*RECORDS PROVIDED*.

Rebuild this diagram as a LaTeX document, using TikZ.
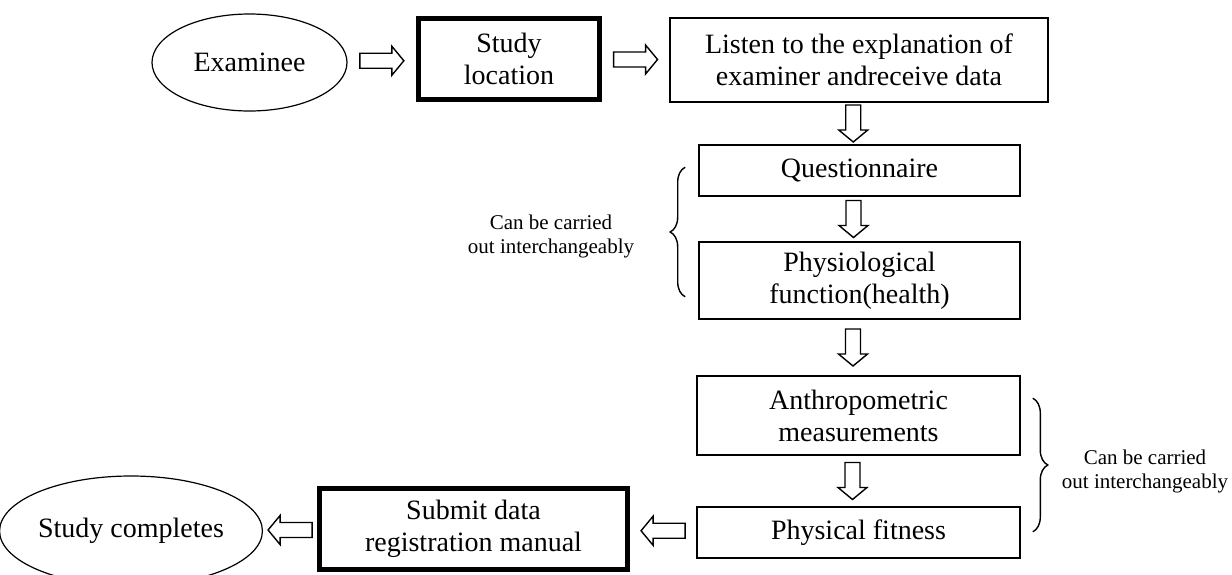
\documentclass[tikz,border=0pt]{standalone}
\usepackage{fontspec}
\setmainfont{Liberation Serif}
\usepackage{tikz}
\usetikzlibrary{shapes,arrows,positioning,calc,decorations.pathreplacing}

\begin{document}
\begin{tikzpicture}[x=0.5pt, y=-0.5pt,
  process/.style={rectangle, draw, line width=0.8pt, align=center, inner sep=0pt, font=\fontsize{14}{16}\selectfont},
  boldprocess/.style={process, line width=2.4pt},
  terminal/.style={ellipse, draw, line width=0.6pt, inner sep=0pt, font=\fontsize{14}{16}\selectfont},
  remark/.style={align=center, font=\fontsize{10.5}{12}\selectfont},
  curly/.style={decorate, decoration={brace, amplitude=7.5pt}, line width=0.7pt},
  flow/.pic={\draw[line width=0.7pt] (-#1,-7.5) -- (#1-12,-7.5) -- (#1-12,-14.5) -- (#1,0) -- (#1-12,14.5) -- (#1-12,7.5) -- (-#1,7.5) -- cycle;}
]
\useasboundingbox (0,0) rectangle (1232,574);

% Top row
\node[terminal, minimum width=97.5pt, minimum height=48.5pt] (examinee) at (249.5,62.5) {Examinee};
\node[boldprocess, minimum width=90.5pt, minimum height=40.5pt] (location) at (509,59) {Study\\location};
\node[process, minimum width=189pt, minimum height=42pt] (listen) at (859,60) {Listen to the explanation of\\examiner andreceive data};

% Main column
\node[process, minimum width=160.5pt, minimum height=25.5pt] (quest) at (859.5,170.5) {Questionnaire};
\node[process, minimum width=160.5pt, minimum height=38.5pt] (physio) at (859.5,280.5) {Physiological\\function(health)};
\node[process, minimum width=161.5pt, minimum height=39.5pt] (anthro) at (858.5,415.5) {Anthropometric\\measurements};
\node[process, minimum width=161.5pt, minimum height=25.5pt] (fitness) at (858.5,532.5) {Physical fitness};

% Bottom row
\node[boldprocess, minimum width=154pt, minimum height=40.5pt] (submit) at (473.5,529) {Submit data\\registration manual};
\node[terminal, minimum width=119pt, minimum height=55pt] (complete) at (131,531) {Study completes};

% Arrows
\pic at ($(examinee.east)!0.5!(location.west)$) {flow=22};
\pic at ($(location.east)!0.5!(listen.west)$) {flow=22};
\foreach \a/\b in {listen/quest, quest/physio, physio/anthro, anthro/fitness} {
  \pic[rotate=-90] at ($(\a.south)!0.5!(\b.north)+(-6,0)$) {flow=18.5};
}
\pic[rotate=180] at ($(fitness.west)!0.5!(submit.east)$) {flow=22};
\pic[rotate=180] at ($(submit.west)!0.5!(complete.east)$) {flow=22};

% Braces
\draw[curly] ($(physio.south west)+(-13,-23)$) -- ($(quest.north west)+(-13,23)$);
\node[remark] (leftnote) at (551,236) {Can be carried\\out interchangeably};
\draw[curly] ($(anthro.north east)+(12,23)$) -- ($(fitness.south east)+(12,-27)$);
\node[remark] (rightnote) at (1145,471) {Can be carried\\out interchangeably};

\end{tikzpicture}
\end{document}
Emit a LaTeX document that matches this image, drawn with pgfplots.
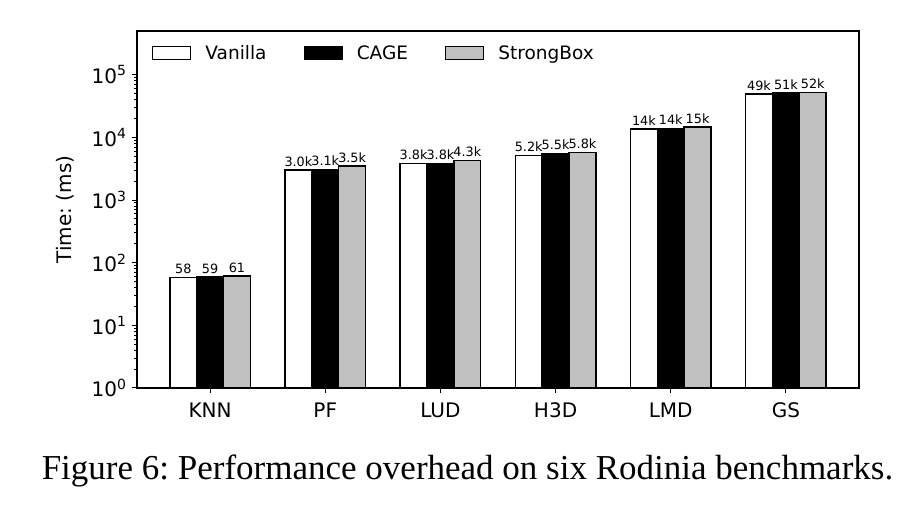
\documentclass[border=0pt]{standalone}
\usepackage{fontspec}
\setmainfont{DejaVu Sans}
\newfontfamily\capfont{Liberation Serif}
\usepackage{pgfplots}
\pgfplotsset{compat=1.18}
\begin{document}
\frenchspacing
\begin{tikzpicture}
\begin{axis}[
  scale only axis,
  width=722pt, height=357pt,
  ymode=log, ymin=1, ymax=5e5, log origin=infty,
  xmin=-0.635, xmax=5.635,
  ybar=0pt, bar width=0.2333,
  xtick={0,1,2,3,4,5},
  xticklabels={KNN,PF,LUD,H3D,LMD,GS},
  ytick={1,10,100,1000,10000,100000},
  yticklabels={10\textsuperscript{0},10\textsuperscript{1},10\textsuperscript{2},10\textsuperscript{3},10\textsuperscript{4},10\textsuperscript{5}},
  tick label style={font=\fontsize{20}{24}\selectfont},
  xticklabel style={yshift=-6pt},
  yticklabel style={xshift=-2pt},
  ylabel={Time: (ms)},
  ylabel style={font=\fontsize{20}{24}\selectfont, at={(axis description cs:-0.099,0.5)}, anchor=center},
  tick align=outside, xtick pos=bottom, ytick pos=left,
  major tick length=5pt, minor tick length=3pt,
  axis line style={line width=1.2pt},
  every tick/.style={black, line width=1pt},
  point meta=explicit symbolic,
  nodes near coords,
  nodes near coords style={font=\fontsize{12.8}{14}\selectfont, inner sep=1pt, yshift=2pt, black},
  legend columns=3,
  legend style={draw=none, fill=none, at={(axis cs:-0.635,5e5)}, anchor=north west, xshift=12pt, yshift=-10pt,
    font=\fontsize{18.5}{22}\selectfont,
    /tikz/every even column/.append style={column sep=35pt}},
  legend image code/.code={\draw[#1, line width=1.2pt] (0pt,-6.5pt) rectangle (38pt,6.5pt); \path (50pt,0pt);},
]
\addplot[draw=black, fill=white, line width=1.4pt] coordinates {(0,58) [58] (1,3000) [3.0k] (2,3800) [3.8k] (3,5200) [5.2k] (4,13600) [14k] (5,49000) [49k]};
\addplot[draw=black, fill=black, line width=1.4pt] coordinates {(0,59) [59] (1,3100) [3.1k] (2,3850) [3.8k] (3,5500) [5.5k] (4,13900) [14k] (5,51000) [51k]};
\addplot[draw=black, fill={rgb,255:red,192;green,192;blue,192}, line width=1.4pt] coordinates {(0,61) [61] (1,3500) [3.5k] (2,4300) [4.3k] (3,5800) [5.8k] (4,14600) [15k] (5,52000) [52k]};
\legend{Vanilla,CAGE,StrongBox}
\end{axis}
\node[anchor=base, font=\capfont\fontsize{35}{38}\selectfont] at (330.5pt,-92pt) {Figure 6: Performance overhead on six Rodinia benchmarks.};
\useasboundingbox (-137pt,-118pt) rectangle (779pt,388pt);
\end{tikzpicture}
\end{document}
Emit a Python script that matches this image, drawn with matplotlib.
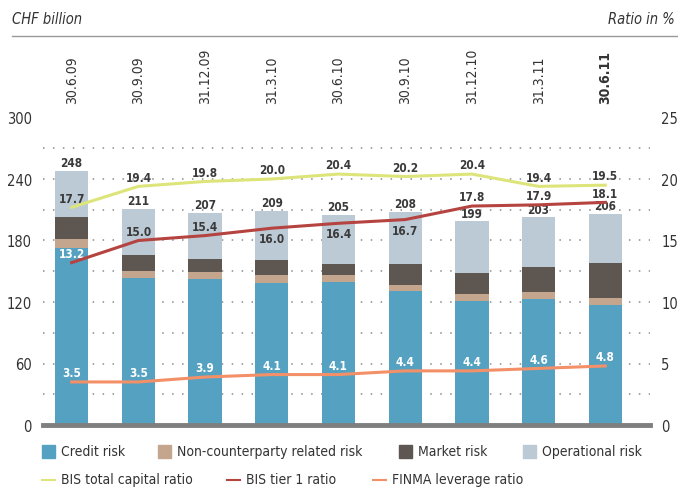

*WHAT YOU SHOULD DO*. Using the data above, print every line exactly, omitting pictures.

*WRITTEN ANSWER*.
Rebuild this diagram as a LaTeX document, using TikZ.
\documentclass[tikz,border=0pt]{standalone}
\usepackage{fontspec}
\setmainfont{Liberation Serif}
\usepackage{tikz}
\usetikzlibrary{shapes,arrows,positioning,calc,decorations.pathreplacing}

\begin{document}
\begin{tikzpicture}[x=0.5pt, y=-0.5pt,
  process/.style={rectangle, draw, line width=0.8pt, align=center, inner sep=0pt, font=\fontsize{14}{16}\selectfont},
  boldprocess/.style={process, line width=2.4pt},
  terminal/.style={ellipse, draw, line width=0.6pt, inner sep=0pt, font=\fontsize{14}{16}\selectfont},
  remark/.style={align=center, font=\fontsize{10.5}{12}\selectfont},
  curly/.style={decorate, decoration={brace, amplitude=7.5pt}, line width=0.7pt},
  flow/.pic={\draw[line width=0.7pt] (-#1,-7.5) -- (#1-12,-7.5) -- (#1-12,-14.5) -- (#1,0) -- (#1-12,14.5) -- (#1-12,7.5) -- (-#1,7.5) -- cycle;}
]
\useasboundingbox (0,0) rectangle (1232,574);

% Top row
\node[terminal, minimum width=97.5pt, minimum height=48.5pt] (examinee) at (249.5,62.5) {Examinee};
\node[boldprocess, minimum width=90.5pt, minimum height=40.5pt] (location) at (509,59) {Study\\location};
\node[process, minimum width=189pt, minimum height=42pt] (listen) at (859,60) {Listen to the explanation of\\examiner andreceive data};

% Main column
\node[process, minimum width=160.5pt, minimum height=25.5pt] (quest) at (859.5,170.5) {Questionnaire};
\node[process, minimum width=160.5pt, minimum height=38.5pt] (physio) at (859.5,280.5) {Physiological\\function(health)};
\node[process, minimum width=161.5pt, minimum height=39.5pt] (anthro) at (858.5,415.5) {Anthropometric\\measurements};
\node[process, minimum width=161.5pt, minimum height=25.5pt] (fitness) at (858.5,532.5) {Physical fitness};

% Bottom row
\node[boldprocess, minimum width=154pt, minimum height=40.5pt] (submit) at (473.5,529) {Submit data\\registration manual};
\node[terminal, minimum width=119pt, minimum height=55pt] (complete) at (131,531) {Study completes};

% Arrows
\pic at ($(examinee.east)!0.5!(location.west)$) {flow=22};
\pic at ($(location.east)!0.5!(listen.west)$) {flow=22};
\foreach \a/\b in {listen/quest, quest/physio, physio/anthro, anthro/fitness} {
  \pic[rotate=-90] at ($(\a.south)!0.5!(\b.north)+(-6,0)$) {flow=18.5};
}
\pic[rotate=180] at ($(fitness.west)!0.5!(submit.east)$) {flow=22};
\pic[rotate=180] at ($(submit.west)!0.5!(complete.east)$) {flow=22};

% Braces
\draw[curly] ($(physio.south west)+(-13,-23)$) -- ($(quest.north west)+(-13,23)$);
\node[remark] (leftnote) at (551,236) {Can be carried\\out interchangeably};
\draw[curly] ($(anthro.north east)+(12,23)$) -- ($(fitness.south east)+(12,-27)$);
\node[remark] (rightnote) at (1145,471) {Can be carried\\out interchangeably};

\end{tikzpicture}
\end{document}
Emit a LaTeX document that matches this image, drawn with pgfplots.
\documentclass[border=0pt]{standalone}
\usepackage{fontspec}
\setmainfont{DejaVu Sans}
\newfontfamily\capfont{Liberation Serif}
\usepackage{pgfplots}
\pgfplotsset{compat=1.18}
\begin{document}
\frenchspacing
\begin{tikzpicture}
\begin{axis}[
  scale only axis,
  width=722pt, height=357pt,
  ymode=log, ymin=1, ymax=5e5, log origin=infty,
  xmin=-0.635, xmax=5.635,
  ybar=0pt, bar width=0.2333,
  xtick={0,1,2,3,4,5},
  xticklabels={KNN,PF,LUD,H3D,LMD,GS},
  ytick={1,10,100,1000,10000,100000},
  yticklabels={10\textsuperscript{0},10\textsuperscript{1},10\textsuperscript{2},10\textsuperscript{3},10\textsuperscript{4},10\textsuperscript{5}},
  tick label style={font=\fontsize{20}{24}\selectfont},
  xticklabel style={yshift=-6pt},
  yticklabel style={xshift=-2pt},
  ylabel={Time: (ms)},
  ylabel style={font=\fontsize{20}{24}\selectfont, at={(axis description cs:-0.099,0.5)}, anchor=center},
  tick align=outside, xtick pos=bottom, ytick pos=left,
  major tick length=5pt, minor tick length=3pt,
  axis line style={line width=1.2pt},
  every tick/.style={black, line width=1pt},
  point meta=explicit symbolic,
  nodes near coords,
  nodes near coords style={font=\fontsize{12.8}{14}\selectfont, inner sep=1pt, yshift=2pt, black},
  legend columns=3,
  legend style={draw=none, fill=none, at={(axis cs:-0.635,5e5)}, anchor=north west, xshift=12pt, yshift=-10pt,
    font=\fontsize{18.5}{22}\selectfont,
    /tikz/every even column/.append style={column sep=35pt}},
  legend image code/.code={\draw[#1, line width=1.2pt] (0pt,-6.5pt) rectangle (38pt,6.5pt); \path (50pt,0pt);},
]
\addplot[draw=black, fill=white, line width=1.4pt] coordinates {(0,58) [58] (1,3000) [3.0k] (2,3800) [3.8k] (3,5200) [5.2k] (4,13600) [14k] (5,49000) [49k]};
\addplot[draw=black, fill=black, line width=1.4pt] coordinates {(0,59) [59] (1,3100) [3.1k] (2,3850) [3.8k] (3,5500) [5.5k] (4,13900) [14k] (5,51000) [51k]};
\addplot[draw=black, fill={rgb,255:red,192;green,192;blue,192}, line width=1.4pt] coordinates {(0,61) [61] (1,3500) [3.5k] (2,4300) [4.3k] (3,5800) [5.8k] (4,14600) [15k] (5,52000) [52k]};
\legend{Vanilla,CAGE,StrongBox}
\end{axis}
\node[anchor=base, font=\capfont\fontsize{35}{38}\selectfont] at (330.5pt,-92pt) {Figure 6: Performance overhead on six Rodinia benchmarks.};
\useasboundingbox (-137pt,-118pt) rectangle (779pt,388pt);
\end{tikzpicture}
\end{document}
Emit a Python script that matches this image, drawn with matplotlib.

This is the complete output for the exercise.